The ridiculousness of these claims can be dispatched quickly. The opinion piece has been shared only a few hundred times as of writing — three years after its publication — suggesting it was perhaps not much of an influence on voters. (It was shared zero times on Twitter.)

Those social media posts were similarly unpopular. Former prime minister Arseniy Yatsenyuk offered criticism of Trump’s comments on Crimea, lamenting that Trump had “challenged the very values of the free world” despite vying to serve as the leader of it. It has been shared 76 times as of writing; most of the comments are from individuals with Cyrillic last names. Then-minister of internal affairs Arsen Avakov for his part bashed Trump as dangerous — or, at least, that’s how it was translated. Avakov’s effort to interfere in the U.S. election was hampered more than a little bit by having been offered in his native tongue.

Either Ukraine’s interference effort suffered from a remarkable lack of interest in earning attention — sort of defeating the purpose — or what Cruz presented as definitive wasn’t an actual interference effort at all. Unless, of course, we count any criticism of Trump during 2016 as being an attempt to “interfere.” Which is sort of what Cruz implied to Todd, when Todd noted that the ambassador’s article was a response to Trump’s Crimea comments.
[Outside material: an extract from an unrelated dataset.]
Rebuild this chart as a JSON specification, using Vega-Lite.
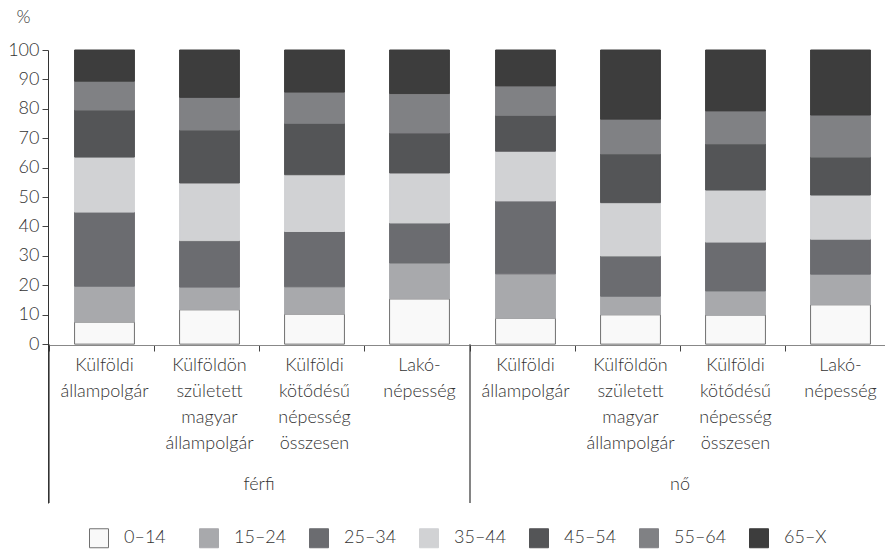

“So you’re saying they had disagreements with Donald Trump and they wanted Hillary Clinton to get elected,” Cruz said, intentionally attributing Chaly’s essay to the broader “they” of the Ukrainian government. This is the nut of his argument: Elements within the government concerned about Trump’s election meant Ukraine itself wanted to help Trump lose. That, by extension, warranted Trump’s later asking Ukrainian President Volodymyr Zelensky to … investigate Trump’s theory that perhaps Ukraine helped mislead the public about Russia having hacked the Democratic National Committee during the 2016 election.

That jump from “Ukraine interfered” (which is, again, unfounded) to what Trump actually requested would stymie Evel Knievel, but it’s also somewhat beside the point. More to the point is that extrapolating from “officials in a country were flummoxed by Trump” to “that country interfered” is itself ridiculous.
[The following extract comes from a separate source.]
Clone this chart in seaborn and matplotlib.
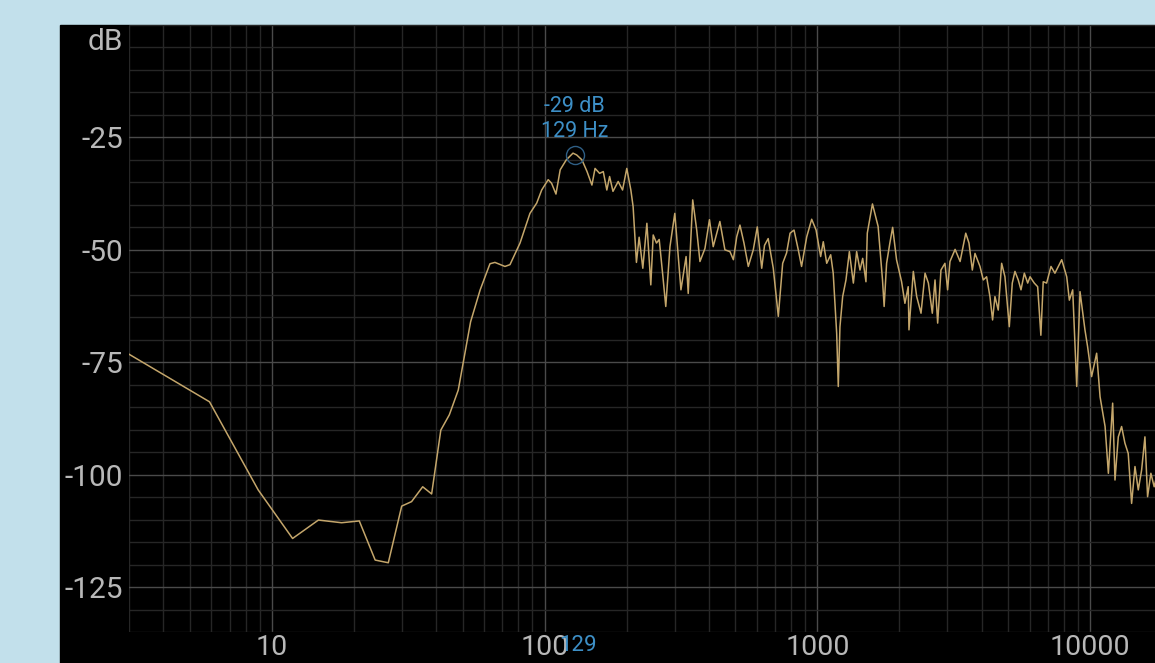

Former National Security Council adviser Fiona Hill made that point in her testimony as part of the impeachment inquiry last month.

“We found disparaging remarks made by pretty much every world leader and official at different points about the president,” she said in a closed-door deposition. In the public hearing, she noted that officials even from allied governments had said “hurtful things” about Trump as a candidate.

“The difference here, however, is that hasn’t had any major impact on his feelings towards those countries,” Hill said. “Not that I have seen. But I’ve heard the president say, and he said it in public so I’m not revealing any kind of executive privilege here, that ‘Ukraine tried to take me down.’"

The reason for the distinction between the actions of Ukrainians and those officials in other countries stems in part from the active advocacy of Trump’s attorney Rudolph W. Giuliani and in part from his need to rationalize his interactions with Zelensky. But it’s important to highlight Hill’s point: Yatseniuk and Avakov in particular weren’t alone.

After Trump called for a ban on Muslims coming to the United States four years ago this month, there was an extended debate in British Parliament about whether to ban Trump from the country. He was called “ridiculous,” “repellent” and a “buffoon.” One member argued that Trump should be allowed to come so he could be challenged directly.

This was done publicly and picked up by the media. Therefore, under the Cruz standard: Interference!

Elliott Abrams, who went on to join the Trump administration, wrote in July 2016 that allies around the world were similarly flummoxed by Trump's candidacy.

“There are no Trump supporters among officials in Tokyo, and it seems reasonable to say there are none in any other allied or just plain friendly capital: Seoul, Taipei, or Canberra (or for that matter New Delhi) facing China, Jerusalem or Riyadh or Amman or Abu Dhabi facing Iran, Warsaw or Vilnius or Prague or Kiev facing Russia,” he wrote. He was writing from Japan, where one official told him that “we listen to the speeches and watch the Trump campaign, and we just don’t know."

Said to an American? Interference!

What’s particularly cynical on the part of Trump and Cruz here is that Trump’s political identity is predicated on offending and contradicting existing institutions and leaders. Trump’s insistence the United States must be more politically incorrect and President Barack Obama was too friendly with foreign principals was foundational to what he offered Republican voters. He would take on the “globalists!” He would rouse the elites from their positions of comfort! That this took the form of doubting or rejecting established American policy and that it therefore frustrated our allies necessarily meant he would be considered with skepticism overseas. It was what he pledged to do, after all.

Now, this is the defense. Because Trump shrugged at the Russian annexation of Crimea and because Ukrainian officials understandably reacted with alarm, Trump's effort to leverage his position to push Zelensky to launch investigations of political use to him personally is framed as a considered response to that Ukrainian reaction. Despite, again, Trump's actual request having had nothing at all to do with the incidents Cruz mentioned.

Imagine where this slippery slope ends. If we accept Cruz's argument, it would therefore be acceptable in the future for any president to demand any investigation even tangentially related to the prior election from any country where any official had made any comment of disparagement about the president's candidacy. No matter the request and no matter the outcome.

If this is what Cruz believes, fair enough. Todd’s incredulity, however, seems warranted.